Si vous ne pouvez pas, oubliez le U !
==> « naviguant » est donc correct. 🙂
Merci Purana pour cette astuce de grammaire ! Cet échange nous rappelle combien la langue française est belle, mais difficile…
Dommage, Purana, que je n’ai pas pu te faire goûter ce paradis ! Ma description en était probablement insuffisante.
Merci, toutefois de ta lecture et de ton commentaire.
Oui, tu as raison Purana, c’était un petit piège, et c’est vrai que je me suis si souvent posé la question : on écrit « gant » quand il s’agit d’un adjectif, ce qui est finalement assez rare, et « guant » pour un participe présent ou un gérondif, ce qui est le cas le plus fréquent.
Par exemple, on écrit « le personnel navigant ». Ici navigant est un adjectif qualificatif.
Mais on écrit : Le voilier, naviguant sur le fleuve, devait tirer des bords. Ici, naviguant est un participe présent.
C’est vrai que la nuance est tout de même subtile. 🙂
Merci pour ce texte sensible et nostalgique où Raymond le « bon géant » guide l’enfant dans sa découverte de la campagne et de la vie. Cela m’évoque la tendresse et la beauté des ambiances de Pagnol. Il s’en dégage une profonde humanité et une communion avec la nature, au temps d’avant internet où un enfant avait le temps de flâner le nez au vent, une sensation qu’on peut encore trouver le long des chemins de montagne où l’agitation du monde est tenue à distance… On a le coeur serré en lisant la fin, mais au moins Raymond a t-il tiré sa révérence avec classe.
Merci, Line, pour ce commentaire.
Oui, l’atmosphère était bien celle que tu as sentie, du temps ou l’on prenait le temps d’un contact naturel – et pas organisé en meutes – avec la nature, du temps où l’on savait très tôt que l’oeuf sortait du cul de la poule et que les fraises ne poussaient pas dans les arbres…

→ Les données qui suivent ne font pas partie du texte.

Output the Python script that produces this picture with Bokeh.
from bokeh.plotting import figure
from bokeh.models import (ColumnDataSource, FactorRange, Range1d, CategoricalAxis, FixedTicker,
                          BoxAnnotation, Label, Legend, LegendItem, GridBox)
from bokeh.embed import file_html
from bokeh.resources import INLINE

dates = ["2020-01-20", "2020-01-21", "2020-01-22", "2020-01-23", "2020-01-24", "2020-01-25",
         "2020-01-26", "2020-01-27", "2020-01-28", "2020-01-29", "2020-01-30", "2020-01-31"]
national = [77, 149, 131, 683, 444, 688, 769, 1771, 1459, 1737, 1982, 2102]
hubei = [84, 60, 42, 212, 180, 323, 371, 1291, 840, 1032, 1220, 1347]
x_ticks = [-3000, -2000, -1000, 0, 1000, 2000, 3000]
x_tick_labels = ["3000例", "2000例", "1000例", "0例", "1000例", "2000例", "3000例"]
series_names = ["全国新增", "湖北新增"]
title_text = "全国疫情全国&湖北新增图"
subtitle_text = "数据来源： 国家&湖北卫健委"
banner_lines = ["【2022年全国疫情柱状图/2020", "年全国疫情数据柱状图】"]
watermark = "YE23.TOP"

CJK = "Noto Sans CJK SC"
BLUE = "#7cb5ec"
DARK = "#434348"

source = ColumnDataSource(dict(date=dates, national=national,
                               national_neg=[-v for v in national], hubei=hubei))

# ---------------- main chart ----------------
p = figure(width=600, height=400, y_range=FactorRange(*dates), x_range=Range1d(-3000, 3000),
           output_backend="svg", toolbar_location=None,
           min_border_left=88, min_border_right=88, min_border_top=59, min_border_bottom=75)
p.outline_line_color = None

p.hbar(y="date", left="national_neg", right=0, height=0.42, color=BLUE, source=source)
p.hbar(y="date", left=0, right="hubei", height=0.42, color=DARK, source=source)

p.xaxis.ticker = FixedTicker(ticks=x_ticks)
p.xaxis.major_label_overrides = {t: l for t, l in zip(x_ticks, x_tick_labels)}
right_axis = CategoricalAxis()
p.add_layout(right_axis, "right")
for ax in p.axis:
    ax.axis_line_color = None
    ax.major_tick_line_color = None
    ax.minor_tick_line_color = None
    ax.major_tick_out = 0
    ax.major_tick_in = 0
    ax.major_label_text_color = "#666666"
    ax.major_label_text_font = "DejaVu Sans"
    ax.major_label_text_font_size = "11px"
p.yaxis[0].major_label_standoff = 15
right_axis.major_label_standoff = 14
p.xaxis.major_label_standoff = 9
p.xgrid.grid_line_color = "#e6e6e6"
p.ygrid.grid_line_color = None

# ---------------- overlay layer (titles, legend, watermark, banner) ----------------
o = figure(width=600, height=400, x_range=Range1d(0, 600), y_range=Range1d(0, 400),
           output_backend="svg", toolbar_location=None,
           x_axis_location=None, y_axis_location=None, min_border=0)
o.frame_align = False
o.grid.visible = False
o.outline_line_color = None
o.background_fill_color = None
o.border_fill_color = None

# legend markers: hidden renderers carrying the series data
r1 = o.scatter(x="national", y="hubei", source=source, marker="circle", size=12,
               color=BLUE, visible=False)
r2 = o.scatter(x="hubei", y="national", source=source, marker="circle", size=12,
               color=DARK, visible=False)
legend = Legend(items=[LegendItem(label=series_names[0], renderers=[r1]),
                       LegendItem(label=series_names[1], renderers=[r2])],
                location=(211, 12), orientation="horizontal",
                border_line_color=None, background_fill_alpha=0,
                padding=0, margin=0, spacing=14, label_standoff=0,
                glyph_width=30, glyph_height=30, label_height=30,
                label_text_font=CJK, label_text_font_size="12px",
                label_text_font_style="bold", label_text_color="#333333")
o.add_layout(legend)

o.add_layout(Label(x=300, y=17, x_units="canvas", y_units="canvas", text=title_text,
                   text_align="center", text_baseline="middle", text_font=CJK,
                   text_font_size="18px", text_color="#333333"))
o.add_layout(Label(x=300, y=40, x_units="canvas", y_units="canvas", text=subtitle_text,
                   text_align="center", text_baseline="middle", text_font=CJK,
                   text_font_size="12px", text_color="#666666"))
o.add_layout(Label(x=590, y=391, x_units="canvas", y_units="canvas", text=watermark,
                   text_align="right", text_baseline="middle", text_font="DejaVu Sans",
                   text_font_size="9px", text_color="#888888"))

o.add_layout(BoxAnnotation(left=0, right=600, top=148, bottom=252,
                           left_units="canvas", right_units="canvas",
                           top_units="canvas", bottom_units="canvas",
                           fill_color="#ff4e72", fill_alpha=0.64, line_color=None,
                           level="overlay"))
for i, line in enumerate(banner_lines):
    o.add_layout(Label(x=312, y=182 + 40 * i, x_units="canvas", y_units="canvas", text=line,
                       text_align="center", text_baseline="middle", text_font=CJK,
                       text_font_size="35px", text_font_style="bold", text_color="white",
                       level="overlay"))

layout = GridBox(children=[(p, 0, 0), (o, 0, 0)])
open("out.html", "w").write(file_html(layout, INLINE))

Cette lenteur des jours me rappelle toutefois davantage Giono que Pagnol quelquefois plus urbain et plus truculent.
Je ne connaissais pas ce texte magnifique, publié avant que je ne fréquente l’oasis. Quelle belle écriture !
Merci beaucoup, Chamans, pour avoir exhumé ce texte qui me rappelle tant certains étés torrides.
Ceci m’a donné l’envie d’explorer de nouveau ce dictionnaire « A visto de nas » que tu ne renieras pas je suppose et où je me suis régalé.
En particulier en lisant les proverbes ou dictons en occitan. Dire qu’à 6 ou 7 ans je comprenais tout cela sans peine… ! Un peu oublié depuis !
Un petit extrait pour le plaisir : http://www.proverbesoccitans.sitew.fr/D_a_G.C.htm et une petite génuflexion pour Raymond.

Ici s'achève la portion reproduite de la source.